Titchener was a charismatic and forceful speaker. However, although his idea of structuralism thrived while he was alive and championing for it, structuralism did not live on after his death. Some modern reflections on Titchener consider the narrow scope of his psychology and the strict, limited methodology he deemed acceptable as a prominent explanation for the fall of Titchener's structuralism after his death. So much of it was wrapped up in Titchener's precise, careful dictations that without him, the field floundered. Structuralism, along with Wundt's voluntarism, were both effectively challenged and improved upon, though they did influence many schools of psychology today.
Titchener was known for bringing some part of Wundt's structuralism to America, but with a few modifications. For example, whereas Wilhelm Wundt emphasised the relationship between elements of consciousness, Titchener focused on identifying the basic elements themselves. In his textbook An Outline of Psychology (1896), Titchener put forward a list of more than 44,000 elemental qualities of conscious experience.

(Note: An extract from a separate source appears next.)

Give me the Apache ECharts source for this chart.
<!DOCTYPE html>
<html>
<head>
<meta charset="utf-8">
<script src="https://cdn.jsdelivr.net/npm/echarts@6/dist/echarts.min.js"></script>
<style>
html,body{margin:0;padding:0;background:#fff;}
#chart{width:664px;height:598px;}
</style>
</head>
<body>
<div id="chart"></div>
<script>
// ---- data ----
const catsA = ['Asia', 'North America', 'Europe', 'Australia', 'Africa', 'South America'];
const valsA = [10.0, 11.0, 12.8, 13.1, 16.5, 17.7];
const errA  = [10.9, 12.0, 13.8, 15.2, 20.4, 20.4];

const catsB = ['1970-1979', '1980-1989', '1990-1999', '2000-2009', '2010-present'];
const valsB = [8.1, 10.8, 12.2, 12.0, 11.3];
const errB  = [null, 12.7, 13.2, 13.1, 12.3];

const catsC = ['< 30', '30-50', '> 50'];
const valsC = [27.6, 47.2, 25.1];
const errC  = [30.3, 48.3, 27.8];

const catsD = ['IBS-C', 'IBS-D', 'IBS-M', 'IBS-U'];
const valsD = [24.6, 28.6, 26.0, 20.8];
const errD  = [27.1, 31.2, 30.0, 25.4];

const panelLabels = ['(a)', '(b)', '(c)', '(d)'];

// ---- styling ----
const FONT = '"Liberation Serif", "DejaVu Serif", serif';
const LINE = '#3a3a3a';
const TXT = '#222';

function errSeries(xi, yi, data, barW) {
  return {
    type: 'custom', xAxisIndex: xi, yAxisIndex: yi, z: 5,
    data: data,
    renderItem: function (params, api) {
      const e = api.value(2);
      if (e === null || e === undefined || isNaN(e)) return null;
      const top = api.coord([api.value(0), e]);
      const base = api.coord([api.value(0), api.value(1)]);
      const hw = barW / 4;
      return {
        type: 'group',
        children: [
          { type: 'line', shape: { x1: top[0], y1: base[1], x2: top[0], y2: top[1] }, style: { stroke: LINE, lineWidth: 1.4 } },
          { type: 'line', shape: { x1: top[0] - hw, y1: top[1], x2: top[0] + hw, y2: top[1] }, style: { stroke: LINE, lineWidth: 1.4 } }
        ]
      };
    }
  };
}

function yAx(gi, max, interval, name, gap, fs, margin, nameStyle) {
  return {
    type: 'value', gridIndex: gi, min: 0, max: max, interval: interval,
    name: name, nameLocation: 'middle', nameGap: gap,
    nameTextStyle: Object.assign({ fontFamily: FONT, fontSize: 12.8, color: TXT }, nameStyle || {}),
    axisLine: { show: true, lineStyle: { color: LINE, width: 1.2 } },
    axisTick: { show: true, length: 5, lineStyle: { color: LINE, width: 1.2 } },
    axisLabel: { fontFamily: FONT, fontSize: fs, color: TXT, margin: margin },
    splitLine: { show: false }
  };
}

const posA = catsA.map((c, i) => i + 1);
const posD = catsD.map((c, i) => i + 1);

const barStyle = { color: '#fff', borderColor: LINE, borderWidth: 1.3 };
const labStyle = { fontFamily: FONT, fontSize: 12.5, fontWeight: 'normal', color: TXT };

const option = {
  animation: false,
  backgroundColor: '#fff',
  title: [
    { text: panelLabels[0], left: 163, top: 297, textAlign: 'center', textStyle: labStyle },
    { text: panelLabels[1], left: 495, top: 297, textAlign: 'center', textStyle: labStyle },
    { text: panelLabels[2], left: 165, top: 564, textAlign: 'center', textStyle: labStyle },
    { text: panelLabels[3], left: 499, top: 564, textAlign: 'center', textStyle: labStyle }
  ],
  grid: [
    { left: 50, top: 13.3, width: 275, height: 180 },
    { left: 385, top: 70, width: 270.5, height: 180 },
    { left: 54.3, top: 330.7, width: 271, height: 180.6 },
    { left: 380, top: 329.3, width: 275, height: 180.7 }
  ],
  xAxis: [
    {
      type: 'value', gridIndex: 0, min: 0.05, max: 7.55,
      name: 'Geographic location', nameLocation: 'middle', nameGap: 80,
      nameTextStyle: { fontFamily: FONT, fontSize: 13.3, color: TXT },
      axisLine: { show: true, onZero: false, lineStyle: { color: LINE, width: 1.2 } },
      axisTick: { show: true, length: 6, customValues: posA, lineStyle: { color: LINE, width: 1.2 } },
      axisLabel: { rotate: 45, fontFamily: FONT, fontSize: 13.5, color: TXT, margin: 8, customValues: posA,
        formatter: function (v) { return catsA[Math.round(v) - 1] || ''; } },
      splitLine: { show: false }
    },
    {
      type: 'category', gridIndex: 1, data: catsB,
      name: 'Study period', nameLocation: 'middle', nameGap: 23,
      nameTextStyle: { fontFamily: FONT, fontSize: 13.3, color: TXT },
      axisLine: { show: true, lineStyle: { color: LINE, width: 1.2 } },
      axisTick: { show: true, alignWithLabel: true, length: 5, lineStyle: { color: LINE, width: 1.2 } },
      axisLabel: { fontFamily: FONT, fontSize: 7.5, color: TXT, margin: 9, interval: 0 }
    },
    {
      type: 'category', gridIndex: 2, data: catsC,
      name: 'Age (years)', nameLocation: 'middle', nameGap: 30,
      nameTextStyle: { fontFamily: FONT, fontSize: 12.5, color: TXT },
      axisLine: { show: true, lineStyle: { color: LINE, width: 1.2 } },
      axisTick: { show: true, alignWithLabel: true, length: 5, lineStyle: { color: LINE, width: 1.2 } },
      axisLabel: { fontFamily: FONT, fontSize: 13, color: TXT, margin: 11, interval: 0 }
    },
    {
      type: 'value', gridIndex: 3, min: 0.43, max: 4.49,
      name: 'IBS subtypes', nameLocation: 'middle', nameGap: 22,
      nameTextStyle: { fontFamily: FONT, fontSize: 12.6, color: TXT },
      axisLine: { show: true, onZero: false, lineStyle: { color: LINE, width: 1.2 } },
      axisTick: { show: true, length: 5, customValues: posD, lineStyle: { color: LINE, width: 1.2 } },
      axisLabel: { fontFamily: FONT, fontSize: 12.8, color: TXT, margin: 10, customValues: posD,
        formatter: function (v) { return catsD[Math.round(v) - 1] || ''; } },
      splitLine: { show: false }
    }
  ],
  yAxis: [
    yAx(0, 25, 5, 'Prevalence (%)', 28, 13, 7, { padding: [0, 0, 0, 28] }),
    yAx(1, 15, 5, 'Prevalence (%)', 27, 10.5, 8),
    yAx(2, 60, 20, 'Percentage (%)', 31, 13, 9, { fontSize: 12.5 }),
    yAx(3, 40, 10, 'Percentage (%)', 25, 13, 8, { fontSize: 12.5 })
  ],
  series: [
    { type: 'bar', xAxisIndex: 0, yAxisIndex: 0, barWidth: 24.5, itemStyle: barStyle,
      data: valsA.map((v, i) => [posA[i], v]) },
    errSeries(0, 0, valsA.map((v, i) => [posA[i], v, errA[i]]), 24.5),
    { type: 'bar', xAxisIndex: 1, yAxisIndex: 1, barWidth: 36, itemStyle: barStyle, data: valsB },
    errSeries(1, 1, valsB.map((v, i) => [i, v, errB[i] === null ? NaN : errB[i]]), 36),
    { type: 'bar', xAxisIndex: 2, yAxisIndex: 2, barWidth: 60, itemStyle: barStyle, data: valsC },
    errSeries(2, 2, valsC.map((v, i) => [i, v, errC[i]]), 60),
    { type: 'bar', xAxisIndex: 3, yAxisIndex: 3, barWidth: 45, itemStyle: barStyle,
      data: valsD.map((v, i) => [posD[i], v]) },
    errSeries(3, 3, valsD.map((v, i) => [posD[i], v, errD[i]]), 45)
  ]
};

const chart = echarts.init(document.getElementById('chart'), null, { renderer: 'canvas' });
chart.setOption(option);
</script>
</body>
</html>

Titchener is also remembered for coining the English word "empathy" in 1909 as a translation of the German word "Einfühlungsvermögen", a new phenomenon explored at the end of 19th century mainly by Theodor Lipps. "Einfühlungsvermögen" was later re-translated as "Empathie", and is still in use that way in German. It should be stressed that Titchener used the term "empathy" in a personal way, strictly intertwined with his methodological use of introspection, and to refer to at least three differentiable phenomena.
Titchener's effect on the history of psychology, as it is taught in classrooms, was partially the work of his student Edwin Boring. Boring's experimental work was largely unremarkable, but his book History of Experimental Psychology was widely influential, as, consequentially, were his portrayals of various psychologists, including his own mentor Edward Titchener. The length at which Boring detailed Titchener's contributions--contemporary Hugo Münsterberg received roughly a tenth as much of Boring's attention--raise questions today as to whether or not the influence credited to Titchener on the history of psychology is inflated as a result. Boring recorded that Titchener had supervised 56 doctoral students, including 21 women. Two others did not formally graduate due to personal circumstances.
Professor Titchener received honorary degrees from Harvard, Clark, and Wisconsin. He became a charter member of the American Psychological Association, translated Külpe's Outlines of Psychology and other works, became the American editor of Mind in 1894, and associate editor of the American Journal of Psychology in 1895, and wrote several books. In 1904, he founded the group "The Experimentalists," which continues today as the "Society of Experimental Psychologists". Titchener's brain was contributed to the Wilder Brain Collection at Cornell.